Title: From the Editor
Description:
This issue of Projections features an impressive diversity of research questions and research methods.
In our first article, Timothy Justus investigates the question of how film music represents meaning from three distinct methodological perspectives—music theory, cognitive psychology, and cognitive neuroscience.
Following a model of naturalized aesthetics proposed by Murray Smith in Film, Art, and the Third Culture (see the book symposium in Projections 12.
2), Justus argues for the importance of “triangulating” the methods and approaches of each field—more generally, of the humanities, the behavioral sciences, and the natural sciences.

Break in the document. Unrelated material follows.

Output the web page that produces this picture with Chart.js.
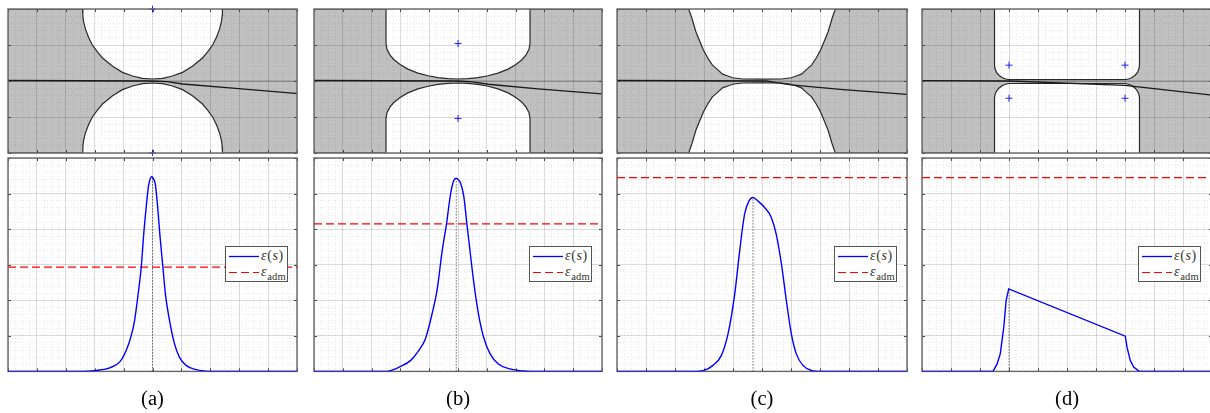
<!DOCTYPE html>
<html>
<head>
<meta charset="utf-8">
<title>Strain along the fillet</title>
<script src="https://cdn.jsdelivr.net/npm/chart.js@4/dist/chart.umd.js"></script>
<style>
  html, body { margin: 0; padding: 0; background: #fff; }
  body { position: relative; width: 1210px; height: 413px; overflow: hidden; }
  canvas { position: absolute; }
  .legend { position: absolute; top: 246px; width: 61px; height: 34px; background: #fff; border: 1px solid #555;
    font: 14px "Liberation Serif", serif; color: #333; letter-spacing: 0.6px; }
  .row { position: absolute; left: 3px; height: 16px; line-height: 16px; white-space: nowrap; }
  .row svg { display: inline-block; vertical-align: middle; margin-right: 2px; }
  .row sub { font-size: 10.5px; line-height: 0; font-style: normal; letter-spacing: 0.2px; }
</style>
</head>
<body>
<script>
//categorias
const captions = ['(a)', '(b)', '(c)', '(d)'];
const curveLabels = ['ε(s)', 'εadm'];

//perfil de la pared (a)
const wallXa = [-5, -2.42, -2.41, -2.39, -2.32, -2.21, -2.08, -1.9, -1.73, -1.38, -1.04, -0.69, -0.35, 0, 0.35, 0.69, 1.04, 1.38, 1.73, 1.9, 2.08, 2.21, 2.32, 2.39, 2.41, 2.42, 5];
const wallUpA = [2, 2, 1.82, 1.67, 1.44, 1.21, 1, 0.8, 0.64, 0.41, 0.24, 0.14, 0.075, 0.055, 0.075, 0.14, 0.24, 0.41, 0.64, 0.8, 1, 1.21, 1.44, 1.67, 1.82, 2, 2];
const wallLowA = [-2, -2, -1.82, -1.67, -1.44, -1.21, -1, -0.8, -0.64, -0.41, -0.24, -0.14, -0.075, -0.055, -0.075, -0.14, -0.24, -0.41, -0.64, -0.8, -1, -1.21, -1.44, -1.67, -1.82, -2, -2];

//perfil de la pared (b)
const wallXb = [-5, -2.5, -2.5, -2.465, -2.36, -2.22, -2.01, -1.74, -1.39, -1.04, -0.69, -0.35, 0, 0.35, 0.69, 1.04, 1.39, 1.74, 2.01, 2.22, 2.36, 2.465, 2.5, 2.5, 5];
const wallUpB = [2, 2, 1.04, 0.88, 0.72, 0.59, 0.46, 0.33, 0.22, 0.145, 0.095, 0.065, 0.055, 0.065, 0.095, 0.145, 0.22, 0.33, 0.46, 0.59, 0.72, 0.88, 1.04, 2, 2];
const wallLowB = [-2, -2, -1.04, -0.88, -0.72, -0.59, -0.46, -0.33, -0.22, -0.145, -0.095, -0.065, -0.055, -0.065, -0.095, -0.145, -0.22, -0.33, -0.46, -0.59, -0.72, -0.88, -1.04, -2, -2];

//perfil de la pared (c)
const wallXc = [-5, -2.53, -2.42, -2.28, -2.15, -2.02, -1.87, -1.71, -1.52, -1.36, -1.18, -1.01, -0.67, 0, 0.67, 1.01, 1.18, 1.36, 1.52, 1.71, 1.87, 2.02, 2.15, 2.28, 2.42, 2.53, 5];
const wallUpC = [2, 2, 1.75, 1.37, 1.11, 0.86, 0.64, 0.44, 0.31, 0.19, 0.14, 0.09, 0.055, 0.05, 0.055, 0.09, 0.14, 0.19, 0.31, 0.44, 0.64, 0.86, 1.11, 1.37, 1.75, 2, 2];
const wallLowC = [-2, -2, -1.75, -1.37, -1.11, -0.86, -0.64, -0.44, -0.31, -0.19, -0.14, -0.09, -0.055, -0.05, -0.055, -0.09, -0.14, -0.19, -0.31, -0.44, -0.64, -0.86, -1.11, -1.37, -1.75, -2, -2];

//perfil de la pared (d)
const wallXd = [-5, -2.5, -2.5, -2.48, -2.43, -2.35, -2.24, -2.12, -1.99, 1.99, 2.12, 2.24, 2.35, 2.43, 2.48, 2.5, 2.5, 5];
const wallUpD = [2, 2, 0.44, 0.34, 0.24, 0.16, 0.095, 0.055, 0.04, 0.04, 0.055, 0.095, 0.16, 0.24, 0.34, 0.44, 2, 2];
const wallLowD = [-2, -2, -0.47, -0.37, -0.28, -0.2, -0.13, -0.09, -0.07, -0.07, -0.09, -0.13, -0.2, -0.28, -0.37, -0.47, -2, -2];

//viga deformada
const beamXa = [-5, 0, 0.5, 1.05, 2.77, 4.95, 5];
const beamYa = [0.014, 0, -0.02, -0.083, -0.2, -0.342, -0.345];
const beamXb = [-5, 0, 0.5, 1.05, 2.77, 5];
const beamYb = [0.014, 0, -0.025, -0.09, -0.22, -0.36];
const beamXc = [-5, 0.15, 0.55, 1, 2.8, 5];
const beamYc = [0.014, 0, -0.05, -0.11, -0.24, -0.37];
const beamXd = [-5, -2, 2, 5];
const beamYd = [0.01, 0, -0.12, -0.39];

//centros de las circunferencias
const centerXa = [0, 0];
const centerYa = [2, -2];
const centerXb = [0, 0];
const centerYb = [1.04, -1.04];
const centerXc = [];
const centerYc = [];
const centerXd = [-2, 2, -2, 2];
const centerYd = [0.44, 0.44, -0.48, -0.48];

//deformación ε(s)
const strainXa = [-5, -2.4, -1.94, -1.48, -1.14, -0.91, -0.74, -0.62, -0.51, -0.39, -0.3, -0.22, -0.14, -0.08, -0.02, 0.03, 0.1, 0.18, 0.26, 0.36, 0.45, 0.59, 0.76, 0.93, 1.16, 1.51, 2.08, 5];
const strainYa = [0, 0, 0.03, 0.1, 0.26, 0.59, 0.99, 1.43, 2.09, 2.93, 3.9, 4.6, 5.2, 5.42, 5.48, 5.42, 5.25, 4.6, 3.8, 2.93, 2.15, 1.43, 0.78, 0.4, 0.17, 0.05, 0, 0];
const strainXb = [-5, -2.5, -1.99, -1.64, -1.36, -1.13, -0.9, -0.72, -0.55, -0.4, -0.26, -0.15, -0.06, 0.02, 0.08, 0.2, 0.31, 0.43, 0.54, 0.71, 0.89, 1.11, 1.4, 1.8, 2.26, 2.5, 5];
const strainYb = [0, 0, 0.14, 0.31, 0.59, 0.92, 1.62, 2.32, 3.39, 4.14, 4.98, 5.36, 5.43, 5.38, 5.31, 4.93, 4.14, 3.3, 2.55, 1.62, 0.96, 0.5, 0.21, 0.07, 0.01, 0, 0];
const strainXc = [-5, -2.4, -2, -1.69, -1.4, -1.17, -0.94, -0.77, -0.6, -0.45, -0.31, -0.14, 0.09, 0.32, 0.49, 0.67, 0.84, 1.01, 1.18, 1.41, 1.7, 2.05, 5];
const strainYc = [0, 0, 0.03, 0.17, 0.45, 1.06, 2.18, 3.39, 4.42, 4.79, 4.89, 4.79, 4.61, 4.33, 3.86, 3.02, 1.99, 1.06, 0.5, 0.17, 0.03, 0, 0];
const strainXd = [-5, -2.55, -2.41, -2.3, -2.18, -2.1, -2.01, 2.01, 2.07, 2.18, 2.3, 2.49, 5];
const strainYd = [0, 0, 0.21, 0.5, 1.24, 1.99, 2.32, 0.99, 0.68, 0.31, 0.12, 0, 0];

//deformación admisible y posición del máximo
const admissible = [2.93, 4.15, 5.45, 5.45];
const peakX = [0, -0.06, -0.31, -2];
const peakY = [5.48, 5.43, 4.89, 2.32];

//colores
const wallColor = 'rgb(192, 192, 192)';
const majorGrid = 'rgba(0, 0, 0, 0.14)';
const minorGrid = 'rgba(0, 0, 0, 0.11)';
const frameColor = '#666';
const strainColor = '#0000ff';
const admColor = '#ff0000';

//posición de cada panel en la página
const panelLeft = [0, 306, 609, 914];
const panelWidth = [305, 304, 306, 306];
const legendLeft = [225, 529, 834, 1138];

function points(xs, ys) {
  return xs.map((x, i) => ({ x: x, y: ys[i] }));
}

function isWhole(v) {
  return Math.abs(v - Math.round(v)) < 1e-6;
}

// marco y marcas hacia adentro
function drawFrame(chart) {
  const { ctx, chartArea: a, scales } = chart;
  ctx.save();
  ctx.strokeStyle = '#444';
  ctx.lineWidth = 1;
  ctx.beginPath();
  for (let t of scales.x.ticks) {
    if (!isWhole(t.value)) continue;
    const px = Math.round(scales.x.getPixelForValue(t.value)) + 0.5;
    ctx.moveTo(px, a.top); ctx.lineTo(px, a.top + 3);
    ctx.moveTo(px, a.bottom); ctx.lineTo(px, a.bottom - 3);
  }
  for (let t of scales.y.ticks) {
    if (!isWhole(t.value)) continue;
    const py = Math.round(scales.y.getPixelForValue(t.value)) + 0.5;
    ctx.moveTo(a.left, py); ctx.lineTo(a.left + 3, py);
    ctx.moveTo(a.right, py); ctx.lineTo(a.right - 3, py);
  }
  ctx.stroke();
  ctx.strokeStyle = frameColor;
  ctx.lineWidth = 1.4;
  ctx.strokeRect(a.left, a.top, a.right - a.left, a.bottom - a.top);
  ctx.restore();
}
const frameOver = { id: 'frameOver', afterDraw: drawFrame };
const frameUnder = { id: 'frameUnder', beforeDatasetsDraw: drawFrame };

function axis(min, max, step, z, caption) {
  const scale = {
    type: 'linear',
    min: min,
    max: max,
    ticks: { display: false, stepSize: step, autoSkip: false, maxTicksLimit: 200 },
    grid: {
      z: z,
      drawTicks: false,
      color: ctx => (ctx.tick && isWhole(ctx.tick.value)) ? majorGrid : minorGrid,
      lineWidth: ctx => (ctx.tick && isWhole(ctx.tick.value)) ? 1 : 0.8
    },
    border: {
      display: false,
      dash: ctx => (ctx.tick && isWhole(ctx.tick.value)) ? [] : [1, 2]
    }
  };
  if (caption) {
    scale.title = {
      display: true,
      text: caption,
      color: '#000',
      font: { family: '"Liberation Serif", serif', size: 20.5 },
      padding: { top: 16, bottom: 1 }
    };
  }
  return scale;
}

function makeCanvas(i, top, height) {
  const canvas = document.createElement('canvas');
  canvas.width = panelWidth[i];
  canvas.height = height;
  canvas.style.left = panelLeft[i] + 'px';
  canvas.style.top = top + 'px';
  document.body.appendChild(canvas);
  return canvas.getContext('2d');
}

function line(data, color, width, extra) {
  return Object.assign({
    data: data,
    borderColor: color,
    borderWidth: width,
    pointRadius: 0,
    tension: 0,
    fill: false
  }, extra || {});
}

function legendKey(color, width, dash) {
  return '<svg width="30" height="3"><line x1="0" y1="1.5" x2="30" y2="1.5" stroke="' + color +
    '" stroke-width="' + width + '" stroke-dasharray="' + dash + '"/></svg>';
}

//GEOMETRÍA (fila superior)
function drawGeometry(i, wallX, wallUp, wallLow, beamX, beamY, centerX, centerY) {
  new Chart(makeCanvas(i, 0, 156), {
    type: 'line',
    plugins: [frameOver],
    data: {
      datasets: [
        {
          data: points(centerX, centerY),
          showLine: false,
          pointStyle: 'cross',
          pointRadius: 3.5,
          pointBorderColor: '#2222ff',
          pointBorderWidth: 1,
          clip: false
        },
        line(points(beamX, beamY), '#1a1a1a', 1.3),
        line(points([-5, 5], [0, 0]), '#8a8a8a', 1),
        line(points(wallX, wallLow), '#2a2a2a', 1.2),
        line(points(wallX, wallUp), '#2a2a2a', 1.2, { fill: '-1', backgroundColor: wallColor })
      ]
    },
    options: {
      responsive: false,
      animation: false,
      layout: { autoPadding: false, padding: { left: 8, right: 8, top: 9, bottom: 3 } },
      plugins: { legend: { display: false }, tooltip: { enabled: false } },
      scales: { x: axis(-5, 5, 0.25, 1), y: axis(-2, 2, 0.2, 1) }
    }
  });
}

//DEFORMACIÓN (fila inferior)
function drawStrain(i, strainX, strainY, smooth) {
  new Chart(makeCanvas(i, 156, 257), {
    type: 'line',
    plugins: [frameUnder],
    data: {
      datasets: [
        line(points(strainX, strainY), strainColor, 1.4, smooth ? { cubicInterpolationMode: 'monotone', label: curveLabels[0] } : { label: curveLabels[0] }),
        line(points([-5, 5], [admissible[i], admissible[i]]), admColor, 1.3, { borderDash: [8, 4], label: curveLabels[1] }),
        line(points([peakX[i], peakX[i]], [0, peakY[i]]), '#222', 1, { borderDash: [1, 2] })
      ]
    },
    options: {
      responsive: false,
      animation: false,
      layout: { autoPadding: false, padding: { left: 8, right: 8, top: 2, bottom: 0 } },
      plugins: { legend: { display: false }, tooltip: { enabled: false } },
      scales: { x: axis(-5, 5, 0.25, 0, captions[i]), y: axis(0, 6, 0.2, 0) }
    }
  });

  // leyenda
  const box = document.createElement('div');
  box.className = 'legend';
  box.style.left = legendLeft[i] + 'px';
  box.innerHTML =
    '<div class="row" style="top:1px">' + legendKey(strainColor, 1.3, 'none') + '<i>ε</i>(<i>s</i>)</div>' +
    '<div class="row" style="top:17px">' + legendKey(admColor, 1.2, '8 4') + '<i>ε</i><sub>adm</sub></div>';
  document.body.appendChild(box);
}

drawGeometry(0, wallXa, wallUpA, wallLowA, beamXa, beamYa, centerXa, centerYa);
drawGeometry(1, wallXb, wallUpB, wallLowB, beamXb, beamYb, centerXb, centerYb);
drawGeometry(2, wallXc, wallUpC, wallLowC, beamXc, beamYc, centerXc, centerYc);
drawGeometry(3, wallXd, wallUpD, wallLowD, beamXd, beamYd, centerXd, centerYd);

drawStrain(0, strainXa, strainYa, true);
drawStrain(1, strainXb, strainYb, true);
drawStrain(2, strainXc, strainYc, true);
drawStrain(3, strainXd, strainYd, false);
</script>
</body>
</html>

Our second article, by Gal Raz, Giancarlo Valente, Michele Svanera, Sergio Benini, and András Bálint Kovács, also explores the effects fostered by a specific formal device of cinema—in this case, shot-scale.
And again, distinct research methods are put to complementary use.
Raz and colleagues’ starting point is a desire to empirically test a hypothesis advanced by art historians Alois Riegl and Heinrich Wölfflin.
To do this, they apply a machine-learning model to neurological data supplied by a set of fMRI scans.
Methodology is the explicit topic of our third article, by Jose Cañas-Bajo, Teresa Cañas-Bajo, Juri-Petri Valtanen, and Pertti Saariluoma, who outline a new mixed (qualitative and quantitative) method approach to the study of how feature films elicit viewer interest.